It's an almost lifelong relationship, me and the 8-bit Mega Man. I haven't really taken to his other incarnations in the same way, but this crudely pixelated little fellow is the one thing I can imagine getting a tattoo of. And each and every game in the series (including the more recent Mega Man 9 and 10) are among my personal favourites. Simply put, I had to have Mega Man Legacy Collection.
The collection includes the six original games from NES with some added extras, and the key decision seems to have been to treat these classics with respect. This is going to divide opinion as the developers, Digital Eclipse, have opted to keep choppy framerates and graphical glitches. Flaws that could easily have been fixed, and they also haven't made the menus easier to navigate which means lots of browsing when weapons need to be switched out.
It's an odd proposition given that the 11-year old Mega Man Anniversary Collection offered more games, as Mega Man 7 (Super Nintendo) and Mega Man 8 (PlayStation) were included as well as more obscure titles like Mega Man: The Power Battle and Mega Man 2: The Power Fighters. My guess is that this has made for lots of animated discussions among the Mega Man faithful, but personally I'm fine with it just being the NES titles. It makes for a more cohesive collection and allows for a setup where you can face any boss with any weapon straight out of the menu.

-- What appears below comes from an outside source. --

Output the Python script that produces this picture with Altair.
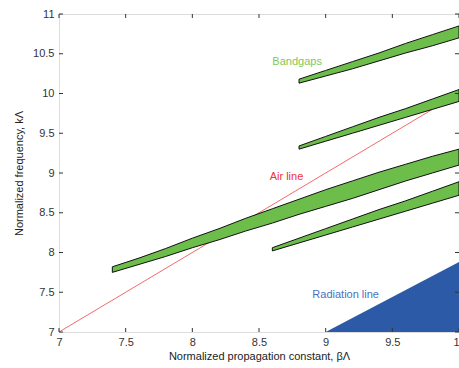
import altair as alt
import pandas as pd

# Bandgap 1 (long lower-left band)
b1_x = [7.4, 7.6, 7.8, 8.0, 8.2, 8.4, 8.6, 8.8, 9.0, 9.2, 9.4, 9.6, 9.8, 10.0]
b1_lo = [7.75, 7.85, 7.95, 8.06, 8.16, 8.27, 8.37, 8.48, 8.58, 8.68, 8.79, 8.90, 9.00, 9.10]
b1_hi = [7.82, 7.93, 8.05, 8.18, 8.30, 8.43, 8.55, 8.67, 8.79, 8.90, 9.01, 9.11, 9.21, 9.30]
# Bandgap 2
b2_x = [8.6, 8.8, 9.0, 9.2, 9.4, 9.6, 9.8, 10.0]
b2_lo = [8.02, 8.12, 8.22, 8.32, 8.42, 8.52, 8.62, 8.72]
b2_hi = [8.06, 8.18, 8.30, 8.42, 8.54, 8.65, 8.77, 8.89]
# Bandgap 3
b3_x = [8.8, 9.0, 9.2, 9.4, 9.6, 9.8, 10.0]
b3_lo = [9.30, 9.40, 9.50, 9.60, 9.70, 9.80, 9.90]
b3_hi = [9.34, 9.46, 9.58, 9.70, 9.81, 9.93, 10.05]
# Bandgap 4
b4_x = [8.8, 9.0, 9.2, 9.4, 9.6, 9.8, 10.0]
b4_lo = [10.13, 10.22, 10.31, 10.41, 10.51, 10.60, 10.70]
b4_hi = [10.18, 10.29, 10.40, 10.51, 10.63, 10.74, 10.85]

air_x = [7.0, 10.0]
air_y = [7.0, 10.0]

rad_x = [9.0, 9.5, 10.0]
rad_y = [7.0, 7.44, 7.88]

x_ticks = [7, 7.5, 8, 8.5, 9, 9.5, 10]
y_ticks = [7, 7.5, 8, 8.5, 9, 9.5, 10, 10.5, 11]

FONT = "Liberation Sans"
W, H = 400, 318
XT = "Normalized propagation constant, βΛ"
YT = "Normalized frequency, kΛ"

bands = []
for i, (bx, lo, hi) in enumerate([(b1_x, b1_lo, b1_hi), (b2_x, b2_lo, b2_hi),
                                  (b3_x, b3_lo, b3_hi), (b4_x, b4_lo, b4_hi)]):
    for a, l, h in zip(bx, lo, hi):
        bands.append({"band": i, "x": a, "lo": l, "hi": h})
bands_df = pd.DataFrame(bands)

xs = alt.Scale(domain=[7, 10], nice=False, zero=False)
ys = alt.Scale(domain=[7, 11], nice=False, zero=False)

xaxis = alt.Axis(values=x_ticks, format="~g", ticks=False, domain=False, grid=False,
                 labelFont=FONT, labelFontSize=11, labelColor="#333333",
                 labelPadding=4, titleFont=FONT, titleFontSize=11,
                 titleFontWeight="normal", titleColor="#222222", titlePadding=3,
                 labelFlush=False, labelOverlap=False)
yaxis = alt.Axis(values=y_ticks, format="~g", ticks=False, domain=False, grid=False,
                 labelFont=FONT, labelFontSize=11, labelColor="#333333",
                 labelPadding=5, titleFont=FONT, titleFontSize=11,
                 titleFontWeight="normal", titleColor="#222222", titlePadding=8,
                 labelFlush=False, labelOverlap=False)


def X(f):
    return alt.X(f, type="quantitative", scale=xs, axis=xaxis, title=XT)


def Y(f):
    return alt.Y(f, type="quantitative", scale=ys, axis=yaxis, title=YT)


rad = alt.Chart(pd.DataFrame({"x": rad_x, "y": rad_y})).mark_area(
    color="#2c5aa7", opacity=1).encode(x=X("x"), y=Y("y"), y2=alt.datum(7))

air = alt.Chart(pd.DataFrame({"x": air_x, "y": air_y})).mark_line(
    color="#f04545", strokeWidth=1, opacity=0.8).encode(x=X("x"), y=Y("y"))

band_layer = alt.Chart(bands_df).mark_area(
    fill="#6cbd4a", stroke="#111111", strokeWidth=1, fillOpacity=1).encode(
    x=X("x"), y=Y("lo"), y2="hi:Q", detail="band:N")

labels_df = pd.DataFrame({
    "x": [8.6, 8.58, 8.90],
    "y": [10.40, 8.95, 7.47],
    "t": ["Bandgaps", "Air line", "Radiation line"],
    "c": ["#7ec85c", "#ee3333", "#4a70c0"],
})
labels = alt.Chart(labels_df).mark_text(
    align="left", baseline="middle", font=FONT, fontSize=11).encode(
    x=X("x"), y=Y("y"), text="t:N", color=alt.Color("c:N", scale=None))

tk = 4
xt = pd.DataFrame({"v": x_ticks})
yt = pd.DataFrame({"v": y_ticks})
tick_color = "#333333"
xb = alt.Chart(xt).mark_rule(color=tick_color).encode(
    x=X("v"), y=alt.value(H), y2=alt.value(H - tk))
xtp = alt.Chart(xt).mark_rule(color=tick_color).encode(
    x=X("v"), y=alt.value(0), y2=alt.value(tk))
yl = alt.Chart(yt).mark_rule(color=tick_color).encode(
    y=Y("v"), x=alt.value(0), x2=alt.value(tk))
yr = alt.Chart(yt).mark_rule(color=tick_color).encode(
    y=Y("v"), x=alt.value(W), x2=alt.value(W - tk))

chart = alt.layer(rad, air, band_layer, labels, xb, xtp, yl, yr).properties(
    width=W, height=H,
    autosize=alt.AutoSizeParams(type="none"),
    padding={"left": 59, "top": 14, "right": 0, "bottom": 36},
).configure_view(stroke="#222222", strokeWidth=1).configure(background="white")

chart.save("out.html", embed_options={"renderer": "svg", "actions": False})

Digital Eclipse have also been clever enough to not limit players when it comes to setting up the control scheme. Too often have we been fed Mega Man collections or re-releases where the button placing has been wrong and it has rendered the classics nearly unplayable. Thankfully the customisation really helps things out, as does the addition of auto-fire. It's not a big deal, and it definitely doesn't feel like cheating, but it does make it more accessible for a new generation of gamers.
The Mega Man games, particularly the early ones, have long carried with them the reputation of being extremely difficult. And sure, the blue bomber does take a lot of damage when hit, and there are lots of objects that cause instant death. The controls on the other hand are incredibly precise and you quickly learn how to navigate Mega Man through the most harrowing situations. Where icons like Mario and Sonic have a bit of inertia built into their movements, Mega Man is the most responsive hero of them all.

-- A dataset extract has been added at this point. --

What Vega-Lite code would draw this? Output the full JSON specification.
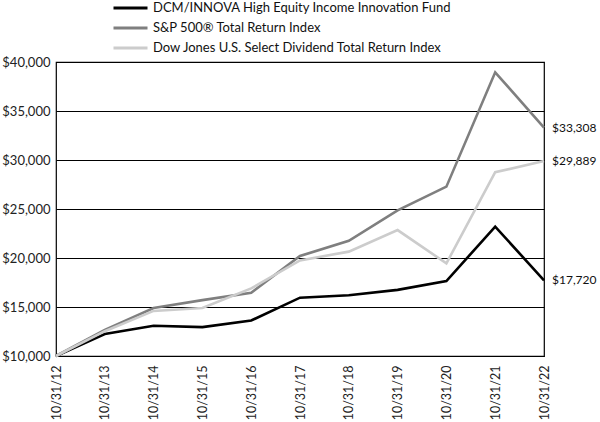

All deaths are avoidable. They never come across as unfair, and if you fail once you'll know how to solve the problem the next time. Therefore the experience feels very rewarding, you always feel as if you're doing well and are constantly honing your skills. Add to this the fact that the games differ much in terms of items and as such it never grows too repetitive.
Capcom was really firing on all cylinders at the time these games came out originally; the creativity on display, mixed with beautiful pixel graphics and possibly the best chip tune music ever made makes for an amazing combination. The number of classic tracks is mindblowing and I find myself turning up the volume continually as I mow down one boss after another.

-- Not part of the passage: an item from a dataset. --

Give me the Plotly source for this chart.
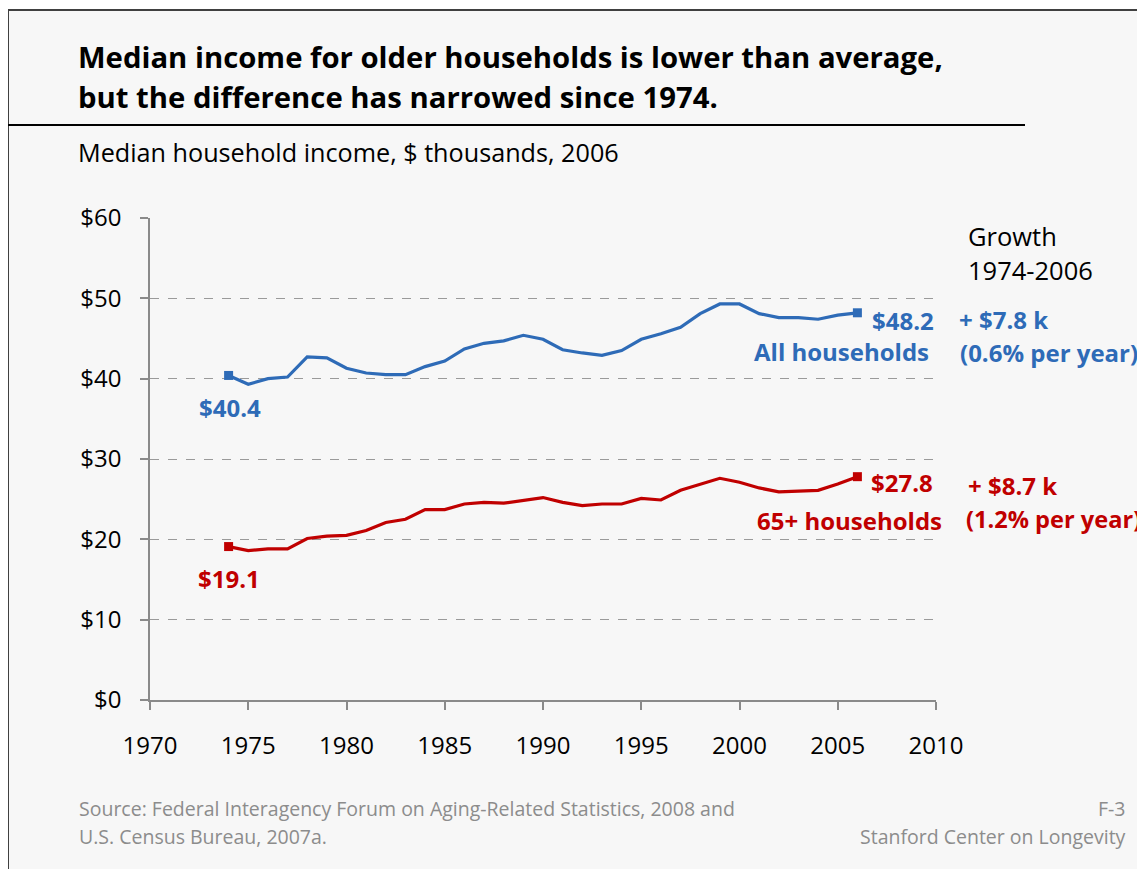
import plotly.graph_objects as go

years = list(range(1974, 2007))
all_households = [40.4, 39.3, 40.0, 40.2, 42.7, 42.6, 41.3, 40.7, 40.5, 40.5,
                  41.5, 42.2, 43.7, 44.4, 44.7, 45.4, 44.9, 43.6, 43.2, 42.9,
                  43.5, 44.9, 45.6, 46.4, 48.1, 49.3, 49.3, 48.1, 47.6, 47.6,
                  47.4, 47.9, 48.2]
older_households = [19.1, 18.6, 18.8, 18.8, 20.1, 20.4, 20.5, 21.1, 22.1, 22.5,
                    23.7, 23.7, 24.4, 24.6, 24.5, 24.8, 25.2, 24.6, 24.2, 24.4,
                    24.4, 25.1, 24.9, 26.1, 26.9, 27.6, 27.1, 26.4, 25.9, 26.0,
                    26.1, 26.9, 27.8]
x_ticks = [1970, 1975, 1980, 1985, 1990, 1995, 2000, 2005, 2010]
y_ticks = [0, 10, 20, 30, 40, 50, 60]
y_tick_labels = ["$" + str(v) for v in y_ticks]

BLUE = "#2e6bb7"
RED = "#c00000"
FONT = "Open Sans"

OFF = 8  # default page margin of the html body
W, H = 1145 - OFF, 869 - OFF
L, R, T, B = 150 - OFF, 936 - OFF, 218 - OFF, 700 - OFF


def px(x):
    return (x - OFF - L) / (R - L)


def py(y):
    return (B - (y - OFF)) / (B - T)


fig = go.Figure()
for vals, color in [(all_households, BLUE), (older_households, RED)]:
    fig.add_trace(go.Scatter(x=years, y=vals, mode="lines", line=dict(color=color, width=3.2),
                             hoverinfo="skip", showlegend=False))
    fig.add_trace(go.Scatter(x=[years[0], years[-1]], y=[vals[0], vals[-1]], mode="markers",
                             marker=dict(symbol="square", size=9, color=color),
                             hoverinfo="skip", showlegend=False))

fig.update_layout(
    width=W, height=H,
    margin=dict(l=L, r=W - R, t=T, b=H - B, pad=0),
    paper_bgcolor="white",
    plot_bgcolor="rgba(0,0,0,0)",
    font=dict(family=FONT, size=22, color="black"),
    showlegend=False,
)
fig.update_xaxes(range=[1970, 2010], tickvals=x_ticks, showgrid=False, zeroline=False,
                 showline=True, linecolor="#8a8a8a", linewidth=1.5,
                 ticks="outside", ticklen=8, tickcolor="#8a8a8a", tickwidth=1.5,
                 ticklabelstandoff=15, tickfont=dict(size=24, family=FONT))
fig.update_yaxes(range=[0, 60], tickvals=y_ticks, ticktext=y_tick_labels, zeroline=False,
                 showgrid=True, gridcolor="#9a9a9a", griddash="dash", gridwidth=1,
                 showline=True, linecolor="#8a8a8a", linewidth=1.5,
                 ticks="outside", ticklen=8, tickcolor="#8a8a8a", tickwidth=1.5,
                 ticklabelstandoff=14, tickfont=dict(size=24, family=FONT))

# page frame and title rule
fig.add_shape(type="rect", xref="paper", yref="paper", x0=px(8), x1=px(1170), y0=py(10), y1=py(890),
              line=dict(color="#404040", width=2), fillcolor="#f7f7f7", layer="below")
fig.add_shape(type="line", xref="paper", yref="paper", x0=px(7), x1=px(1025), y0=py(125), y1=py(125),
              line=dict(color="black", width=2))


def ann(text, x, y, xanchor="left", size=24, color="black", bold=False, family=FONT):
    if bold:
        text = "<b>" + text + "</b>"
    fig.add_annotation(text=text, xref="paper", yref="paper", x=px(x), y=py(y),
                       xanchor=xanchor, yanchor="middle", showarrow=False,
                       font=dict(size=size, color=color, family=family))


ann("Median income for older households is lower than average,", 76, 57, size=29.3, bold=True)
ann("but the difference has narrowed since 1974.", 76, 97, size=29.3, bold=True)
ann("Median household income, $ thousands, 2006", 76, 152, size=25.2)

ann("Growth", 966, 236, size=25.5)
ann("1974-2006", 966, 270, size=25.5)

ann("$%.1f" % all_households[0], 230, 407, xanchor="center", color=BLUE, bold=True)
ann("$%.1f" % all_households[-1], 870, 320, color=BLUE, bold=True)
ann("All households", 931, 351, xanchor="right", color=BLUE, bold=True)
ann("+ $%.1f k" % (all_households[-1] - all_households[0]), 957, 319, color=BLUE, bold=True)
ann("(0.6% per year)", 958, 352, color=BLUE, bold=True)

ann("$%.1f" % older_households[0], 229, 578, xanchor="center", color=RED, bold=True)
ann("$%.1f" % older_households[-1], 869, 482, color=RED, bold=True)
ann("65+ households", 944, 520, xanchor="right", color=RED, bold=True)
ann("+ $%.1f k" % (older_households[-1] - older_households[0]), 966, 485, color=RED, bold=True)
ann("(1.2% per year)", 964, 519, size=23.6, color=RED, bold=True)

GRAY = "#8c8c8c"
ann("Source: Federal Interagency Forum on Aging-Related Statistics, 2008 and", 77, 808, size=19.5, color=GRAY)
ann("U.S. Census Bureau, 2007a.", 77, 836, size=19.5, color=GRAY)
ann("F-3", 1128, 808, xanchor="right", size=19.5, color=GRAY)
ann("Stanford Center on Longevity", 1128, 836, xanchor="right", size=19.5, color=GRAY)

fig.write_html("out.html", config={"displayModeBar": False})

Part of the collection is a museum with lots of concept images and beautiful drawings from the infancy of Mega Man - and while I've seen many of them, there are also many that I haven't. It's a treasure chest that I really enjoyed digging through. You can also listen to the excellent music thanks to a wonderful player and I've spent at least an hour stomping my feet to the groovy chip tunes without actually playing the games.
The major new addition is the 50 challenges that have been created for Mega Man Legacy Collection. Challenges that remind us of the NES Remix titles. This means selected parts of the old titles have been remade as missions, often with a time limit, and they're enjoyable. Trying to beat Yellow Devil within a certain time proved unexpectedly addictive, and jumping through all the passages with blocks appearing and disappearing is an exercise in skill that really brings out the best in you.
It's always difficult to review collections as they often consist of a number of great titles that have maybe, or maybe not, withstood the test of time. However, this package offers both great value for your money and some timeless classics. On the negative side of things I feel that there isn't enough extras, and I would also have appreciated a better save feature (saving and loading should simply be two button presses - no fiddling with menus).
At the end of the day I'd recommend this to everyone. Regardless of whether you've played Mega Man before, or even if you're in need of a good history lesson. It's doubtful that there are any other 8-bit games that feel as good and current after this amount of time, but by all means don't take my word for it. Try them out for yourself.